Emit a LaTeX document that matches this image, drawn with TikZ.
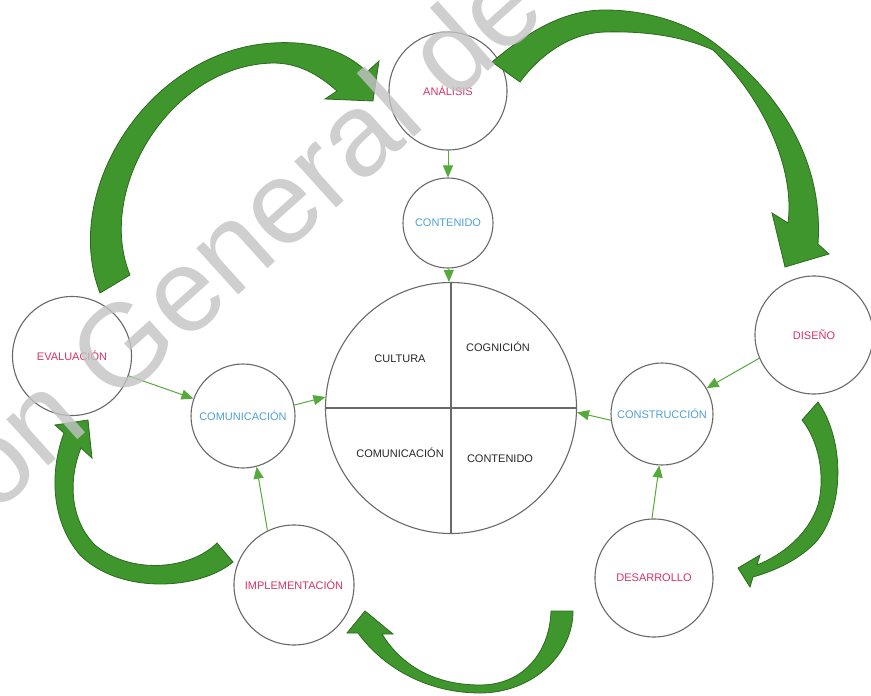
\documentclass[tikz,border=0pt]{standalone}
\usepackage{fontspec}
\setmainfont{Liberation Sans}
\usetikzlibrary{arrows.meta}
\definecolor{bandfill}{RGB}{62,150,45}
\definecolor{bandline}{RGB}{45,105,30}
\definecolor{linkgreen}{RGB}{85,170,60}
\definecolor{phasered}{RGB}{215,50,100}
\definecolor{areablue}{RGB}{80,160,220}
\definecolor{ringgray}{RGB}{105,105,105}
\definecolor{inktext}{RGB}{40,40,40}
\definecolor{markgray}{RGB}{195,195,195}
\tikzset{
  ring/.style={circle, draw=ringgray, line width=1.1pt, fill=white, inner sep=0pt,
    font=\fontsize{11}{13}\selectfont},
  phase/.style={ring, text=phasered},
  area/.style={ring, text=areablue},
  quad/.style={font=\fontsize{11}{13}\selectfont, text=inktext},
  link/.style={draw=linkgreen, line width=1pt,
    -{Triangle[length=12pt,width=10pt,fill=linkgreen]}},
  band/.style={fill=bandfill, draw=bandline, line width=0.8pt, line join=miter}
}
\begin{document}
\begin{tikzpicture}[x=1pt,y=-1pt]
\useasboundingbox (0,0) rectangle (871,696);

% phase circles
\node[phase, minimum size=118pt] (ana) at (448,91)  {ANÁLISIS};
\node[phase, minimum size=118pt] (dis) at (814,335) {DISEÑO};
\node[phase, minimum size=118pt] (des) at (654,578) {DESARROLLO};
\node[phase, minimum size=120pt] (imp) at (294,585) {IMPLEMENTACIÓN};
\node[phase, minimum size=119pt] (eva) at (72,356)  {EVALUACIÓN};

% area circles
\node[area, minimum size=90pt]  (cnt) at (448,223) {CONTENIDO};
\node[area, minimum size=104pt] (com) at (243,416) {COMUNICACIÓN};
\node[area, minimum size=102pt] (cns) at (662,414) {CONSTRUCCIÓN};

% central circle with four quadrants
\node[ring, minimum size=251pt] (core) at (451,408) {};
\draw[ringgray, line width=1.1pt] (core.north) -- (core.south);
\draw[ringgray, line width=1.1pt] (core.west) -- (core.east);
\node[quad] (qcul) at (400,359) {CULTURA};
\node[quad] (qcog) at (498,347) {COGNICIÓN};
\node[quad] (qcom) at (400,453) {COMUNICACIÓN};
\node[quad] (qcon) at (500,459) {CONTENIDO};

% thin connectors
\draw[link] (ana) -- (cnt);
\draw[link] (cnt) -- (core);
\draw[link] (eva) -- (com);
\draw[link] (com.12) -- (core.175);
\draw[link] (imp.116) -- (com.-75);
\draw[link] (dis.203) -- (cns.30);
\draw[link] (cns.187) -- (core.-2);
\draw[link] (des.92) -- (cns.267);

% curved block arrows of the cycle
% evaluation -> analysis
\draw[band] (100,293) .. controls (60,190) and (150,50) .. (273,43)
  .. controls (320,40) and (350,55) .. (367,72)
  -- (379,61) -- (373,101) -- (325,99) -- (337,91)
  .. controls (318,74) and (298,63) .. (273,63)
  .. controls (170,65) and (95,190) .. (130,275) -- cycle;
% analysis -> design
\draw[band] (492,62) .. controls (530,30) and (565,10) .. (605,10)
  .. controls (650,10) and (690,25) .. (713,42)
  .. controls (790,100) and (823,170) .. (818,244)
  -- (829,254) -- (785,267) -- (772,213) -- (788,223)
  .. controls (795,170) and (765,100) .. (713,50)
  .. controls (680,35) and (640,31) .. (605,32)
  .. controls (570,33) and (540,55) .. (520,82) -- cycle;
% design -> development
\draw[band] (818,402) .. controls (845,440) and (845,510) .. (815,543)
  .. controls (795,563) and (770,572) .. (753,577)
  -- (750,587) -- (738,568) -- (760,555) -- (757,565)
  .. controls (782,555) and (808,535) .. (818,505)
  .. controls (826,475) and (818,440) .. (802,420) -- cycle;
% development -> implementation
\draw[band] (573,611) .. controls (573,656) and (531,693) .. (480,693)
  .. controls (430,693) and (385,670) .. (358,633)
  -- (347,633) -- (365,611) -- (393,634) -- (382,634)
  .. controls (398,660) and (428,685) .. (480,685)
  .. controls (525,685) and (550,650) .. (551,611) -- cycle;
% implementation -> evaluation
\draw[band] (233,562) .. controls (200,590) and (120,595) .. (80,555)
  .. controls (50,520) and (50,470) .. (64,433)
  -- (55,425) -- (88,420) -- (92,458) -- (81,448)
  .. controls (68,480) and (70,520) .. (95,545)
  .. controls (130,575) and (190,570) .. (217,543) -- cycle;

% watermark
\begin{scope}
\clip (0,0) rectangle (871,696);
\node[rotate=42, anchor=base west, inner sep=0pt, text=markgray, opacity=0.8,
  font=\fontsize{118}{118}\selectfont] (mark) at (-6,516) {ón General de};
\end{scope}
\end{tikzpicture}
\end{document}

▶ Given instruction
Without the pictures, write out all of the material exactly.

▶ Task answer
Emit a LaTeX document that matches this image, drawn with TikZ.
\documentclass[tikz,border=0pt]{standalone}
\usepackage{fontspec}
\setmainfont{Liberation Sans}
\usetikzlibrary{arrows.meta}
\definecolor{bandfill}{RGB}{62,150,45}
\definecolor{bandline}{RGB}{45,105,30}
\definecolor{linkgreen}{RGB}{85,170,60}
\definecolor{phasered}{RGB}{215,50,100}
\definecolor{areablue}{RGB}{80,160,220}
\definecolor{ringgray}{RGB}{105,105,105}
\definecolor{inktext}{RGB}{40,40,40}
\definecolor{markgray}{RGB}{195,195,195}
\tikzset{
  ring/.style={circle, draw=ringgray, line width=1.1pt, fill=white, inner sep=0pt,
    font=\fontsize{11}{13}\selectfont},
  phase/.style={ring, text=phasered},
  area/.style={ring, text=areablue},
  quad/.style={font=\fontsize{11}{13}\selectfont, text=inktext},
  link/.style={draw=linkgreen, line width=1pt,
    -{Triangle[length=12pt,width=10pt,fill=linkgreen]}},
  band/.style={fill=bandfill, draw=bandline, line width=0.8pt, line join=miter}
}
\begin{document}
\begin{tikzpicture}[x=1pt,y=-1pt]
\useasboundingbox (0,0) rectangle (871,696);

% phase circles
\node[phase, minimum size=118pt] (ana) at (448,91)  {ANÁLISIS};
\node[phase, minimum size=118pt] (dis) at (814,335) {DISEÑO};
\node[phase, minimum size=118pt] (des) at (654,578) {DESARROLLO};
\node[phase, minimum size=120pt] (imp) at (294,585) {IMPLEMENTACIÓN};
\node[phase, minimum size=119pt] (eva) at (72,356)  {EVALUACIÓN};

% area circles
\node[area, minimum size=90pt]  (cnt) at (448,223) {CONTENIDO};
\node[area, minimum size=104pt] (com) at (243,416) {COMUNICACIÓN};
\node[area, minimum size=102pt] (cns) at (662,414) {CONSTRUCCIÓN};

% central circle with four quadrants
\node[ring, minimum size=251pt] (core) at (451,408) {};
\draw[ringgray, line width=1.1pt] (core.north) -- (core.south);
\draw[ringgray, line width=1.1pt] (core.west) -- (core.east);
\node[quad] (qcul) at (400,359) {CULTURA};
\node[quad] (qcog) at (498,347) {COGNICIÓN};
\node[quad] (qcom) at (400,453) {COMUNICACIÓN};
\node[quad] (qcon) at (500,459) {CONTENIDO};

% thin connectors
\draw[link] (ana) -- (cnt);
\draw[link] (cnt) -- (core);
\draw[link] (eva) -- (com);
\draw[link] (com.12) -- (core.175);
\draw[link] (imp.116) -- (com.-75);
\draw[link] (dis.203) -- (cns.30);
\draw[link] (cns.187) -- (core.-2);
\draw[link] (des.92) -- (cns.267);

% curved block arrows of the cycle
% evaluation -> analysis
\draw[band] (100,293) .. controls (60,190) and (150,50) .. (273,43)
  .. controls (320,40) and (350,55) .. (367,72)
  -- (379,61) -- (373,101) -- (325,99) -- (337,91)
  .. controls (318,74) and (298,63) .. (273,63)
  .. controls (170,65) and (95,190) .. (130,275) -- cycle;
% analysis -> design
\draw[band] (492,62) .. controls (530,30) and (565,10) .. (605,10)
  .. controls (650,10) and (690,25) .. (713,42)
  .. controls (790,100) and (823,170) .. (818,244)
  -- (829,254) -- (785,267) -- (772,213) -- (788,223)
  .. controls (795,170) and (765,100) .. (713,50)
  .. controls (680,35) and (640,31) .. (605,32)
  .. controls (570,33) and (540,55) .. (520,82) -- cycle;
% design -> development
\draw[band] (818,402) .. controls (845,440) and (845,510) .. (815,543)
  .. controls (795,563) and (770,572) .. (753,577)
  -- (750,587) -- (738,568) -- (760,555) -- (757,565)
  .. controls (782,555) and (808,535) .. (818,505)
  .. controls (826,475) and (818,440) .. (802,420) -- cycle;
% development -> implementation
\draw[band] (573,611) .. controls (573,656) and (531,693) .. (480,693)
  .. controls (430,693) and (385,670) .. (358,633)
  -- (347,633) -- (365,611) -- (393,634) -- (382,634)
  .. controls (398,660) and (428,685) .. (480,685)
  .. controls (525,685) and (550,650) .. (551,611) -- cycle;
% implementation -> evaluation
\draw[band] (233,562) .. controls (200,590) and (120,595) .. (80,555)
  .. controls (50,520) and (50,470) .. (64,433)
  -- (55,425) -- (88,420) -- (92,458) -- (81,448)
  .. controls (68,480) and (70,520) .. (95,545)
  .. controls (130,575) and (190,570) .. (217,543) -- cycle;

% watermark
\begin{scope}
\clip (0,0) rectangle (871,696);
\node[rotate=42, anchor=base west, inner sep=0pt, text=markgray, opacity=0.8,
  font=\fontsize{118}{118}\selectfont] (mark) at (-6,516) {ón General de};
\end{scope}
\end{tikzpicture}
\end{document}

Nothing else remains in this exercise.